Au premier abord, l'image de L'Invasion des profanateurs de sépultures se montre d'une grande douceur : le piqué manque de précision, le niveau de détail reste plutôt en retrait. Même si cela semble s'arranger en cours de film (plusieurs éléments photochimiques ont été utilisés ?), le rendu conserve en permanence une précision très modérée. Cela peut être causé par la qualité de la numérisation, sur des machines à la technologie limitée : n'oublions pas que le transfert part d'un scan effectué autour de 2012. Mais cela vient sans doute également du procédé Superscope utilisé sur ce film, autrement appelé "le Cinemascope du pauvre", qui permettait grâce à une lentille spéciale de projeter une image, originellement en 1.33, dans plusieurs ratios différents. Autrement dit, le film n'a pas été tourné au format large 2.0 mais "gonflé" par une lentille en projection, pour obtenir ce cadrage. Et dit autrement : l'image originellement carrée a été légèrement zoomée puis recadrée avec des caches pour rentrer dans ce format large.

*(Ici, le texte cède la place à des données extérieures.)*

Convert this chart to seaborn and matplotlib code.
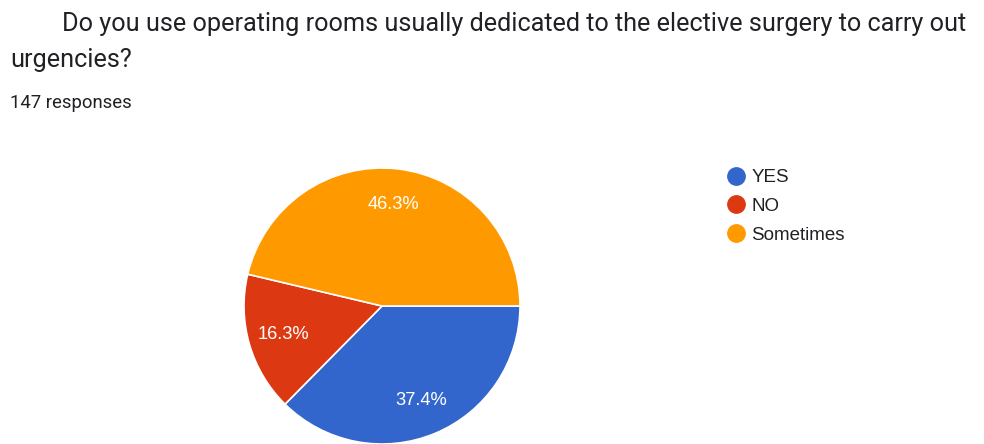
import matplotlib
matplotlib.use("Agg")
import matplotlib.pyplot as plt
import seaborn as sns
from matplotlib.lines import Line2D

categories = ["YES", "NO", "Sometimes"]
values = [37.4, 16.3, 46.3]
colors = ["#3366CC", "#DC3912", "#FF9900"]
title_line1 = "Do you use operating rooms usually dedicated to the elective surgery to carry out"
title_line2 = "urgencies?"
subtitle = "147 responses"

sns.set_theme(style="white")
plt.rcParams["font.family"] = ["Roboto", "DejaVu Sans"]

fig = plt.figure(figsize=(9.84, 4.44), dpi=100)
ax = fig.add_axes([0, 0, 1, 1])
wedges, texts, autotexts = ax.pie(
    values, colors=colors, startangle=0, counterclock=False,
    center=(382, 138), radius=138, autopct="%.1f%%", pctdistance=0.74,
    wedgeprops=dict(edgecolor="white", linewidth=1.2),
    textprops=dict(color="white", fontsize=13.2, family=["Liberation Sans", "DejaVu Sans"]),
)
ax.set_xlim(0, 984)
ax.set_ylim(0, 444)
ax.set_aspect("auto")
ax.axis("off")

W, H = 984, 444
fig.text(62 / W, 1 - 31 / H, title_line1, fontsize=18.2, color="#202124", va="baseline", ha="left")
fig.text(10 / W, 1 - 67 / H, title_line2, fontsize=18.2, color="#202124", va="baseline", ha="left")
fig.text(10 / W, 1 - 108 / H, subtitle, fontsize=13.3, color="#202124", va="baseline", ha="left")

handles = [Line2D([0], [0], marker="o", linestyle="", markersize=12.5,
                  markerfacecolor=c, markeredgecolor=c) for c in colors]
leg = fig.legend(handles, categories, loc="upper left", bbox_to_anchor=(726 / W, 1 - 169 / H),
                 frameon=False, prop=dict(family=["Liberation Sans", "DejaVu Sans"], size=13.5),
                 handletextpad=0.25, labelspacing=0.62, handlelength=1.1, borderaxespad=0,
                 borderpad=0)
for t in leg.get_texts():
    t.set_color("#202124")

fig.savefig("out.png", dpi=100)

bande annonce originale en 1.33 vs. film en Superscope 2.0
Un procédé qui occasionnait forcément une perte de qualité, d'où la sensation de douceur qui persiste pendant tout le film, à quelques gros plans près, plus convaincants et détaillés. On constate pourtant que la texture argentique semble bien respectée, avec un grain plutôt fin et discret. Sauf qu'à y regarder de plus près, notamment pendant les mouvements (d'objets, de corps, de caméra), une granulation plus épaisse apparaît en filigrane à proximité des contours : c'est le point faible d'un filtre qui a été appliqué pour affiner le grain, ce que l'on peut constater avec des extraits d'un ancien master HD inclus dans l'un des suppléments (cf. le comparatif ci-dessous), au grain plus épais et envahissant. L'étalonnage reste plutôt convaincant, malgré une impression de manque de nuances. Les noirs sont plutôt denses, appuyés mais conservant toujours du détail. Notez que Potemkine a financé quelques corrections numériques supplémentaires non négligeables : les images ont été stabilisées et bien nettoyées.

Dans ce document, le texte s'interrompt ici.